I was watching an interesting talk about how the Pinterest engineering team has created an abstraction layer to control views at a behavioural level for iOS applications. The speaker pointed out that as programming matures, we keep adding layers of abstraction to simplify our jobs as developers. When he mentioned controlling views at a behavioural level, it reminded me of behaviour driven development, where the tests are defined in an extremely abstract manner. For example:

Given that I have logged in
When I check my shopping cart
I should see any items that I added previously and did not buy

Declarative programming hasn’t quite reached this level of abstraction yet – even with BDD practices, developers still have to implement each statement themselves. But we’re edging ever closer. With recent improvements in machine learning, how long will it be before we can simply give a series of behavioural tests to the system and have a complete application created for us?

Of course, to be completely abstract, we could even enter the request “Make me an application that solves my shopping problems”. A supremely smart machine learning system could hypothetically take a statement like that, as well as any data it has already on your existing shopping habits, and produce a new app that you might enjoy. Perhaps you only need to give it minimal feedback such as “I don’t like the colours” or “I was hoping to find more scented soap”.

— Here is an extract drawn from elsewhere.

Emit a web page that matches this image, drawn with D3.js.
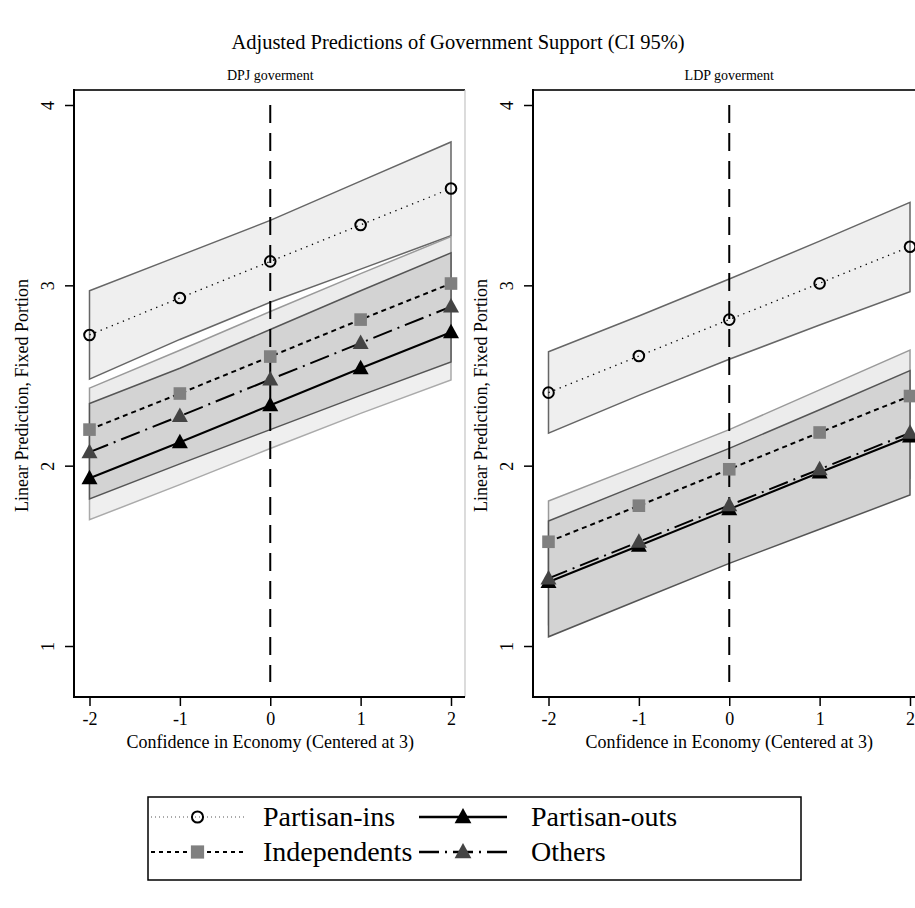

Putting that aside for a minute, consider the nature of the kinds of programs we make at the moment – they’re typically general-purpose and require reasonably strict sets of requirements. Creating a system driven only by a series of high-level tests makes perfect sense for an application like this. Good behavioural tests firmly define the boundaries of a system, providing simple binary outcomes that a machine learning system can evaluate against. Implied requirements such as “the application should not crash” are patterns that a sophisticated machine learning system should recognize over time, leaving only the desired system behaviours and regular user feedback as the required inputs.